ILO chief bemoans Bangladesh factory worker-owner relations

Guy Ryder, the visiting ILO Director-General, has said relations between workers and factory owners in Bangladesh left much to be desired.

Senior Correspondentbdnews24.com
Published : 13 Dec 2016, 10:58 AM
Updated : 13 Dec 2016, 01:50 PM

“My impression here is there is not the level of confidence and trust between employers and workers which is what is needed both to ensure good working conditions, but also to ensure the factory are productive and successful,” Ryder said at a Dhaka press briefing on Tuesday.

"Productive industrial relations are one of the keys to successful development," he added.

He called for “social dialogue” in industries, apart from making the work place safe, to encourage workers and employers to work together in “a more cooperative relationship”.

Ryder is the first chief of the UN labour agency to visit Bangladesh in decades.

It comes amid ongoing efforts to make factories safe and ensure workers’ rights following the Rana Plaza building collapse.

During his Dec 10-13 stay, he met Prime Minister Sheikh Hasina and also discussed a variety of work-related issues with government ministers, workers’ and owners’ organisations as well as development partners.

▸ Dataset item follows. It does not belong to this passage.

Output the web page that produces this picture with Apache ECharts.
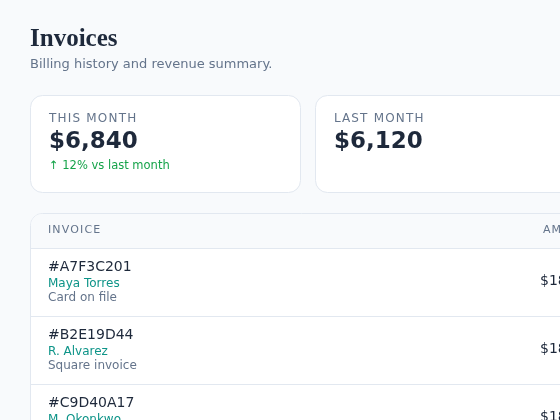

He took part in the Ninth Global Forum for Migration and Development and the Dhaka Summit on Skills, Employability, and Decent Work 2016, held as part of the ILO’s Future of Work initiative.

He also attended the launch of a new ILO project funded by Sweden and Denmark, which aims to build social dialogue and harmonious industrial relations in the Ready-Made Garment (RMG) industry.

A new skills programme funded by the European Union was also launched in his presence. The programme will continue reforms in the skills development sector.

A Memorandum of Intent between the government of Bangladesh, the Netherlands, United Kingdom and the ILO was signed to continue their joint efforts to improve working conditions in the RMG sector.

He also visited two RMG factories on the outskirts of Dhaka, where he saw some of the works undertaken after the Rana Plaza collapse to improve factory safety and talked with members of management, unions, workers and Safety Committees.

“I think we have come a long way. Still there is a long road to travel together,” he said, replying to questions at the briefing, with state minister for labour and employment Mojibur Rahman Chunnu at his side.

“I would say that since 2O13 a great deal of work had been done to undertake structural assessment and safety of the building and take remedial measures. Good progress has been made, but the job is not finished,” he said.

He also echoed the state minister’s comment that “we must not lose momentum…we must continue work which is underway”. Ryder said: "That is the ambition the ILO and the government share.”

He acknowledged that the labour act had been amended, but said the ILO would like to see some further modifications in the law. He said the ILO also wanted to see full labour rights extended even in the EPZs.

“If this country wants to sustain a successful and growing RMG sector, it must make safety a priority and ensure that industrial practices are in conformity with international labour standards.

“It has an interest in ensuring positive industrial relations practices, including respect of trade union rights and activities.

“All those things, I think, are very important. I would reiterate the importance of the skills agenda as well,” he said, adding that both Bangladesh and the ILO had a joint interest in ensuring good management of migration.

The state minister said Bangladesh was “very respectful” to ILO conventions and the government was “very open” to allowing trade unions in factories.

He said since the Rana Plaza collapse, the government had given approval to 4OO trade unions.

“We are granting approval to all unions that can fulfill the criteria,” he said, explaining that some trade unions could not be registered as they had failed to meet the criteria relating to managing support and signatures of 3O percent of workers of a factory.